In short, physician documentation should be of the caliber and extent that any physician reviewing the documentation will be able to clearly understand the patient’s clinical conditions, how the treating physician arrived at the diagnosis and treatment plan with reasonable congruency between the patient assessment and plan of care. This vision of CDI provides the framework for actually improving the recording of clinical context and content in the record in support of the clinical validation of diagnoses documented by the physician, complemented by the CDI query process. Then and only then will be documentation be able to best serve the test of time, enhancing and optimizing revenue integrity.

On the note of revenue integrity: a key component to optimal CDI return on investment and high-performing revenue cycle processes is leveraging technology that offers the capability of providing an efficient second level automated review of all coded and billed claims prior to actual release of the claim.

This technology uses thousands of machine-learning and predictive-modeling algorithms to identify potential cases that may be undercoded, overcoded, contain coding and DRG anomalies, coding variances, high risk, or have a predisposition and propensity for denial, all once again prior to claim submission.

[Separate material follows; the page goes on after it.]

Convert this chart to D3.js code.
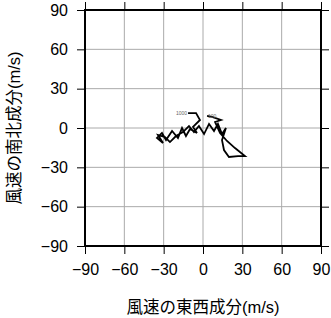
<!DOCTYPE html>
<html>
<head>
<meta charset="utf-8">
<script src="https://cdn.jsdelivr.net/npm/d3@7"></script>
<style>
  body { margin: 0; background: #fff; }
  svg text { font-family: "Liberation Sans", Arial, "Noto Sans CJK JP", sans-serif; }
</style>
</head>
<body>
<div id="container"></div>
<script>
/* CONSTANTS AND GLOBALS */
const width = 331;
const height = 318;
const margin = { top: 10, right: 10, bottom: 72, left: 85 };

/* DATA - hodograph, wind components (m/s) */
const uWind = [-11.4, -5.3, -2.3, -7.6, -4.6, -9.9, -13.0, -16.0, -19.1, -23.6,
  -28.2, -31.3, -35.1, -30.5, -34.3, -29.0, -25.2, -20.6, -15.3, -10.7,
  -6.9, -3.1, 0.8, 4.6, 8.4, 11.4, 14.5, 17.5, 14.5, 16.0,
  19.8, 26.7, 32.0, 24.4, 18.3, 13.0, 9.2, 13.7, 6.9, 3.1];
const vWind = [11.4, 11.4, 6.1, 0.8, -3.8, -0.8, -6.1, 0, -7.6, -2.3,
  -9.2, -3.8, -7.6, -11.4, -5.3, -6.9, -10.7, -6.1, -3.1, 1.5,
  -3.1, 1.5, -4.6, 3.1, -2.3, 3.1, -4.6, 0, -9.2, -16.8,
  -22.1, -21.4, -21.4, -15.3, -9.9, -3.8, 4.6, 6.1, 8.4, 9.2];
const levelLabels = ["1000", "100"];
const tickValues = [-90, -60, -30, 0, 30, 60, 90];

const points = uWind.map((u, i) => ({ u: u, v: vWind[i] }));

/* SCALES */
const xScale = d3.scaleLinear()
  .domain([-90, 90])
  .range([margin.left, width - margin.right]);

const yScale = d3.scaleLinear()
  .domain([-90, 90])
  .range([height - margin.bottom, margin.top]);

/* HTML ELEMENTS */
const svg = d3.select("#container")
  .append("svg")
  .attr("width", width)
  .attr("height", height);

const fmt = d => d < 0 ? "\u2212" + Math.abs(d) : String(d);

// grid
svg.append("g")
  .selectAll("line")
  .data(tickValues.slice(1, -1))
  .join("line")
  .attr("x1", d => xScale(d)).attr("x2", d => xScale(d))
  .attr("y1", margin.top).attr("y2", height - margin.bottom)
  .attr("stroke", "#aaa").attr("stroke-width", 1);

svg.append("g")
  .selectAll("line")
  .data(tickValues.slice(1, -1))
  .join("line")
  .attr("y1", d => yScale(d)).attr("y2", d => yScale(d))
  .attr("x1", margin.left).attr("x2", width - margin.right)
  .attr("stroke", "#aaa").attr("stroke-width", 1);

// axes (ticks on all four sides, labels bottom and left)
svg.append("g")
  .attr("class", "x-axis")
  .attr("transform", `translate(0,${height - margin.bottom})`)
  .call(d3.axisBottom(xScale).tickValues(tickValues).tickFormat(fmt).tickSize(8).tickPadding(10))
  .call(g => g.select(".domain").remove())
  .call(g => g.selectAll("text").style("font-size", "16px").attr("fill", "#000"));

svg.append("g")
  .attr("class", "y-axis")
  .attr("transform", `translate(${margin.left},0)`)
  .call(d3.axisLeft(yScale).tickValues(tickValues).tickFormat(fmt).tickSize(8).tickPadding(9))
  .call(g => g.select(".domain").remove())
  .call(g => g.selectAll("text").style("font-size", "16px").attr("fill", "#000"));

svg.append("g")
  .attr("transform", `translate(0,${margin.top})`)
  .call(d3.axisTop(xScale).tickValues(tickValues).tickFormat("").tickSize(8))
  .call(g => g.select(".domain").remove());

svg.append("g")
  .attr("transform", `translate(${width - margin.right},0)`)
  .call(d3.axisRight(yScale).tickValues(tickValues).tickFormat("").tickSize(8))
  .call(g => g.select(".domain").remove());

// frame
svg.append("rect")
  .attr("x", xScale(-90)).attr("y", yScale(90))
  .attr("width", xScale(90) - xScale(-90))
  .attr("height", yScale(-90) - yScale(90))
  .attr("fill", "none").attr("stroke", "#000").attr("stroke-width", 2);

// hodograph line
const line = d3.line().x(d => xScale(d.u)).y(d => yScale(d.v));
svg.append("path")
  .datum(points)
  .attr("d", line)
  .attr("fill", "none")
  .attr("stroke", "#000")
  .attr("stroke-width", 1.8)
  .attr("stroke-linejoin", "miter");

// level labels at start and end
const first = points[0], last = points[points.length - 1];
svg.append("text")
  .attr("x", xScale(first.u) - 1).attr("y", yScale(first.v) + 2)
  .attr("text-anchor", "end")
  .style("font-size", "5px").attr("fill", "#666")
  .text(levelLabels[0]);
svg.append("text")
  .attr("x", xScale(last.u) + 1).attr("y", yScale(last.v) + 2)
  .style("font-size", "5px").attr("fill", "#666")
  .text(levelLabels[1]);

// axis labels
svg.append("text")
  .attr("x", xScale(0)).attr("y", 313)
  .attr("text-anchor", "middle")
  .style("font-size", "16.5px")
  .text("風速の東西成分(m/s)");

svg.append("text")
  .attr("transform", `translate(20,${yScale(0)}) rotate(-90)`)
  .attr("text-anchor", "middle")
  .style("font-size", "16.5px")
  .text("風速の南北成分(m/s)");
</script>
</body>
</html>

This affords the hospital the opportunity to employ technology similar to Medicare and other third party payers to identify potentially problematic coded accounts seamlessly and efficiently prior to billing, review each identified case for a second look at supporting documentation, code and MS-DRG assignment and sufficient and adequate documentation of medical necessity, and initiate appropriate action prior to bill submission.

Leveraging powerful technology of this magnitude and caliber provides for a continuous quality improvement feedback loop for your CDI program, continuously improving documentation and supporting the coding and MS-DRG assignment process. A valid and reliable measureable outcome of this technology is enhancement of your CDI and coding processes to the extent you are more confident of the documentation in support of the billed claim from a financial perspective with less chance for prepayment and/or post-payment denials, less monies and resources needed to appeal avoidable downcoding and medical necessity denials and even more importantly achievement of true meaningful documentation improvement.

The ultimate advantage of leveraging technology as a complement to your revenue cycle processes is optimizing your CDI return on investment through the continuous quality improvement feedback loop, enhancing documentation that will stand the test of time while minimizing compliance and coding and billing aberrant patterns that catch the attention and scrutiny of outside Medicare contractors and other third party payers. The time to take a hard look at exploring and leveraging technology to optimize your CDI ROI and revenue cycle processes is now—so that you can begin to enjoy the benefits ahead of future changes in healthcare.